# wot, no carnival thread



## hash tag (Nov 6, 2015)

I can't believe there is no thread happening about the carnivals. I have been a few times to the one
at Wells and Glasto and had great times!

SCUK: Somerset Carnivals UK - carnival forum, images, movies


----------



## Pickman's model (Nov 6, 2015)

no carnival thread


----------



## CNT36 (Nov 6, 2015)

The wife's going to the Bridgwater one tomorrow.


----------



## rubbershoes (Nov 6, 2015)

CNT36 said:


> The wife's going to the Bridgwater one tomorrow.




Good luck

I took the nippers to the Honiton one this year.  It wasn't bad at all but nothing on the scale of Bridgwater


----------



## teccuk (Nov 7, 2015)

I thought this thread was going to be about cancellation of next years St pauls!

Always found Bridgwater carnival a bit odd. People just standing around looking at trailers. 

But I like the tractor spotting element.


----------



## hash tag (Nov 7, 2015)

It's amazing some of the work and idea's that goes into those floats. Besides, it's a good excuse to escape London for a few days.


----------



## rubbershoes (Nov 7, 2015)

teccuk said:


> Always found Bridgwater carnival a bit odd. People just standing around looking at trailers.



Well it is odd isn't it. Being in Bridgwater and all 

But it's more than just looking at floats. It's an excuse for thousands of people to show pride in and solidarity with their community by getting completely pissed in the street


----------



## ska invita (Jul 1, 2018)

BUMP.
Just heard St Pauls is going ahead this year...this weekend coming in facat.....how many years since the last one?
Hope it goes well.
Anyone know about funding/future/etc?
BlackArab


----------



## Chemical needs (Jul 1, 2018)

I think it hasn't happened for two years, and the last one was in 2015.

You're not coming down to check it out then? I remember you happened to get to Negus Melody the only time I'ver ever heard a shouty MC there in 4/ 5 years of spending a lot of time there! 

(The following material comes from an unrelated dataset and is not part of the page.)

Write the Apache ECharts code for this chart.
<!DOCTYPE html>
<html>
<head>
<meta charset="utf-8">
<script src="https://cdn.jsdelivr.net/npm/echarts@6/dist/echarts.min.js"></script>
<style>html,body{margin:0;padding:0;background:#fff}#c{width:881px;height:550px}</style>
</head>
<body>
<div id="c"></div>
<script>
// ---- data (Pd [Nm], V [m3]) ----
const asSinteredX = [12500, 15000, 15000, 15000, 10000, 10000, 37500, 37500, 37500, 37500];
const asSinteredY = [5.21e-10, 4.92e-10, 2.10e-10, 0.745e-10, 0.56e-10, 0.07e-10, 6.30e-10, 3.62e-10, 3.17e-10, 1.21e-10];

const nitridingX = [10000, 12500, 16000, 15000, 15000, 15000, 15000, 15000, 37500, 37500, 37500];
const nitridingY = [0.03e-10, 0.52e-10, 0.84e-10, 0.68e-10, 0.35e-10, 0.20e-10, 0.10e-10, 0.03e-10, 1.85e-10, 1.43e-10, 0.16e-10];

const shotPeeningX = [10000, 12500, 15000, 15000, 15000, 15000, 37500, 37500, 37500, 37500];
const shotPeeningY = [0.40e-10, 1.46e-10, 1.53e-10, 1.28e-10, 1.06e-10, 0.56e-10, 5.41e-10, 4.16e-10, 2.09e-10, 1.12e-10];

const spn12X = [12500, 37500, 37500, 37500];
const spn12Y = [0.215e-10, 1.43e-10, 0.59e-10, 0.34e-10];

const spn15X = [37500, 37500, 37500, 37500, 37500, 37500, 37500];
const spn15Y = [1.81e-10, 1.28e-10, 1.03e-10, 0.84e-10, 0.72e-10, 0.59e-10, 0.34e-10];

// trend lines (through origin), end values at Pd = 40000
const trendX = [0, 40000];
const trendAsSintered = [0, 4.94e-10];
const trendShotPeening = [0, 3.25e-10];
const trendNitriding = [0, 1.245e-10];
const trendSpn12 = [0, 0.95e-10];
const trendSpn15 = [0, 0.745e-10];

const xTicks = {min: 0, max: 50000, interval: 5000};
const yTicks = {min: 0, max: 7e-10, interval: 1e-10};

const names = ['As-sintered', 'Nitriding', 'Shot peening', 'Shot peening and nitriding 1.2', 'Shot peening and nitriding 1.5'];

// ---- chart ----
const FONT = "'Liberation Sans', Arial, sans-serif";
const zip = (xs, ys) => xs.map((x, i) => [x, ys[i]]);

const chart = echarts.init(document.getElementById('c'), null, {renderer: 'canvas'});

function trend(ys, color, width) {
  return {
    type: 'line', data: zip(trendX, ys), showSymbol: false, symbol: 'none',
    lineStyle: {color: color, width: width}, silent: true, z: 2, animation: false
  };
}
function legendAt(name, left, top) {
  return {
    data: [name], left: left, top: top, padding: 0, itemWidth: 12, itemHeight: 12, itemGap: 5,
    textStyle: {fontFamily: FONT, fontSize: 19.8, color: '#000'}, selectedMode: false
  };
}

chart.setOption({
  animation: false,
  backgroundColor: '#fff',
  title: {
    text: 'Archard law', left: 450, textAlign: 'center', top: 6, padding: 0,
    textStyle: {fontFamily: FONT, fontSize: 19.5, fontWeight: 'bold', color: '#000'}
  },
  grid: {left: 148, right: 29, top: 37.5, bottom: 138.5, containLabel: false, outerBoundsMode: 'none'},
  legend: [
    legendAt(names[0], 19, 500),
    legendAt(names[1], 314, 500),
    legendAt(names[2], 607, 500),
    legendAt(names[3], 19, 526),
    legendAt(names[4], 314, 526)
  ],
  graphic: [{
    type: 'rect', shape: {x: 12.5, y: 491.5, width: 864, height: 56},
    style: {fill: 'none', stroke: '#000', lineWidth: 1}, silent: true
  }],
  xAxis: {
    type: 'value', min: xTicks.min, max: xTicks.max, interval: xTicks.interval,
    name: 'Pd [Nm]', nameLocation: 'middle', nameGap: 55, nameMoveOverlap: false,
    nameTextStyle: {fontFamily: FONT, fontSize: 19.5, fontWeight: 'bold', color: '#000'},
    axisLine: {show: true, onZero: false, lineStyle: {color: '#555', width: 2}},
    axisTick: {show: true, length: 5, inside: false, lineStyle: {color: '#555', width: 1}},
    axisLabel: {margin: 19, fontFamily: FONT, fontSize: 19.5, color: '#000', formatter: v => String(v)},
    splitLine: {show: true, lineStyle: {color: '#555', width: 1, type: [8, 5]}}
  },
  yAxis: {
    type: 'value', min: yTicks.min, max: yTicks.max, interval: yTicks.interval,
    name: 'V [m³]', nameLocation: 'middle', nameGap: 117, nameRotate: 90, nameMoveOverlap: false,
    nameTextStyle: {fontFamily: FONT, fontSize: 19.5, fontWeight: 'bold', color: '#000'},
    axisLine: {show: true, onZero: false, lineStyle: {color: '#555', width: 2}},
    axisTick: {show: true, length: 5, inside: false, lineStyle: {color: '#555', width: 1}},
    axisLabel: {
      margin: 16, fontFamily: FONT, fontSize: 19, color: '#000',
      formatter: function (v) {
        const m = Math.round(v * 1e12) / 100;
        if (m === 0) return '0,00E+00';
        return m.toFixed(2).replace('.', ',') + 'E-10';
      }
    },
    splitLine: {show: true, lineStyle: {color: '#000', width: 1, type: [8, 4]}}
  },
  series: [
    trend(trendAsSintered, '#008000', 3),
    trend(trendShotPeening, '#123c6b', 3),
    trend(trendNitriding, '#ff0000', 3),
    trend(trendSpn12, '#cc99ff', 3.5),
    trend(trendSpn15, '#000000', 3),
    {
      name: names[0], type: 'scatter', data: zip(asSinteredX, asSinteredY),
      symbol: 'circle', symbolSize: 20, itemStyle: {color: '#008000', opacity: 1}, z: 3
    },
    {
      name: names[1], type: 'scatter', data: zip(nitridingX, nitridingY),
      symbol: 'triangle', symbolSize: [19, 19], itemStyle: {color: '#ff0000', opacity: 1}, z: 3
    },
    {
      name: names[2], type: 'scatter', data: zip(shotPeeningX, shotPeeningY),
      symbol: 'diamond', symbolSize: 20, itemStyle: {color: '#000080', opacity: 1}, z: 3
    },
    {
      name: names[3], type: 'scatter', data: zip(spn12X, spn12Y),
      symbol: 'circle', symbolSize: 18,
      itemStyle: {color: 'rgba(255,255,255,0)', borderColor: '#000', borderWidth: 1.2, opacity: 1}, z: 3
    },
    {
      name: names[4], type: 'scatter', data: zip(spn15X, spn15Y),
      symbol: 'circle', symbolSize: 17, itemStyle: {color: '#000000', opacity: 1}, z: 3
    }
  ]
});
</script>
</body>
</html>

I'm very, very excited to see its return and spending time at Negus Melody in a new location, though not far from where it was previously. But I don't think there will be the, what has become for me the quite iconic, shout from the Negus crew of 'off di wall! Yeah you, offa di wall!'


----------



## ska invita (Jul 1, 2018)

Chemical needs said:


> I think it hasn't happened for two years, and the last one was in 2015.
> 
> You're not coming down to check it out then? I'm very, very excited to see its return



i wish id known...just heard it was happening yesterday...ive got work this weekend and cant change that now 
anyhow, hopefully a sign of a more regular return

im sure it'll be great...weather should be 

i think the last one might be even longer back than that now....the guy i spoke to reckoned 2013! He might well be wrong though


----------



## Chemical needs (Jul 1, 2018)

Yes yes, should be warm. In 2014 I wasn't sure if it was happening and drove from Brighton the morning of the carnival, after phoning my Bristol based mate to berate him for not letting me know it was on (more or less the only thing he said was 'heat wave! carnival heat wave!'  )

... no danger of pulling a sickie/ getting someone to cover for you, then?

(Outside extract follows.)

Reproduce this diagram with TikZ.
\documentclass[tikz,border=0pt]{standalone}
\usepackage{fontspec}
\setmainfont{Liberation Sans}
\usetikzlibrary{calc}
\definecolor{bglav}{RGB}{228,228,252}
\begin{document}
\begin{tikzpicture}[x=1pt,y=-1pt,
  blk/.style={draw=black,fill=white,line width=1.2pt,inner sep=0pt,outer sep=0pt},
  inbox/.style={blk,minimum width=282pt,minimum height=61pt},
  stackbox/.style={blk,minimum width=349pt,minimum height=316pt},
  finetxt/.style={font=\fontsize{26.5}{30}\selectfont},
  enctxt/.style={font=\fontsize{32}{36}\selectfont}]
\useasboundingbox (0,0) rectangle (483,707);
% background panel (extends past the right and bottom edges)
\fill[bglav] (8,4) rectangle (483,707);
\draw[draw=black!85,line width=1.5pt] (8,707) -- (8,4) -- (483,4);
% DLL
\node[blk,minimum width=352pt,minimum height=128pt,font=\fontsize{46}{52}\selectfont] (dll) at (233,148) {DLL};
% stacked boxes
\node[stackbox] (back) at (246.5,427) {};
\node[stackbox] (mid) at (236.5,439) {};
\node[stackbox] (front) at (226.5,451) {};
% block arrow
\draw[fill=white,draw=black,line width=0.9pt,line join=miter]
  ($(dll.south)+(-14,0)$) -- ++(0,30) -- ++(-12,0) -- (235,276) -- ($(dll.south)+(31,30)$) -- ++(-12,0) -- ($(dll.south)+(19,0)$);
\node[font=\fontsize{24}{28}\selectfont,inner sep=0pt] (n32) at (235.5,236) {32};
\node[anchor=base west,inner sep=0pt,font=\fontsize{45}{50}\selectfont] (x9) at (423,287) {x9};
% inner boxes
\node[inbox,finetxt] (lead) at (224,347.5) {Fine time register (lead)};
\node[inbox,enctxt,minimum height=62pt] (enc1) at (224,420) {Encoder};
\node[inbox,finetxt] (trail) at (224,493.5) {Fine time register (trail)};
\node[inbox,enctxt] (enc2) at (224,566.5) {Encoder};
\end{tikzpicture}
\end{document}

I think they have funding secured for at least this year and next year. Beyond that, not sure ...


----------



## ska invita (Jul 1, 2018)

thanks, no unfortunately getting off work on weekends requires a lot of advance planning to get cover - nature of the job.
great to hear about next year too though...will get it in the diary early.
I think its an earlier finish this year though? Possibly 10pm IIRC? Its a shame that...the creeping earlier finish....
compared to Notting HIlls 7pm SHARP finish (nowadays), the late finish at St Pauls is to be treasured


----------



## kalidarkone (Jul 2, 2018)

ska invita said:


> BUMP.
> Just heard St Pauls is going ahead this year...this weekend coming in facat.....how many years since the last one?
> Hope it goes well.
> Anyone know about funding/future/etc?
> BlackArab


I started a thread about St Pauls Carnival the other day


----------



## kalidarkone (Jul 2, 2018)

Chemical needs said:


> I think it hasn't happened for two years, and the last one was in 2015.
> 
> You're not coming down to check it out then? I remember you happened to get to Negus Melody the only time I'ver ever heard a shouty MC there in 4/ 5 years of spending a lot of time there!
> 
> I'm very, very excited to see its return and spending time at Negus Melody in a new location, though not far from where it was previously. But I don't think there will be the, what has become for me the quite iconic, shout from the Negus crew of 'off di wall! Yeah you, offa di wall!'


The 2015 one did not go ahead, so it's been 3 years.


----------



## ska invita (Apr 4, 2022)

2022 BUMP
No St Pauls (though positive for 2023) but looks as good as certain Leicester and Notting Hill are go this year - expect Hackney will be back too 🤞


----------



## klang (Apr 4, 2022)

ska invita said:


> expect Hackney will be back too


----------



## rubbershoes (Apr 12, 2022)

Bridgwater is on for 5 November


----------



## hash tag (Nov 4, 2022)

I'm headed down to Wells for the weekend in a couple of weeks for the carnival
Dates...https://www.cross-croscombe.co.uk/blog/somerset-carnivals/


----------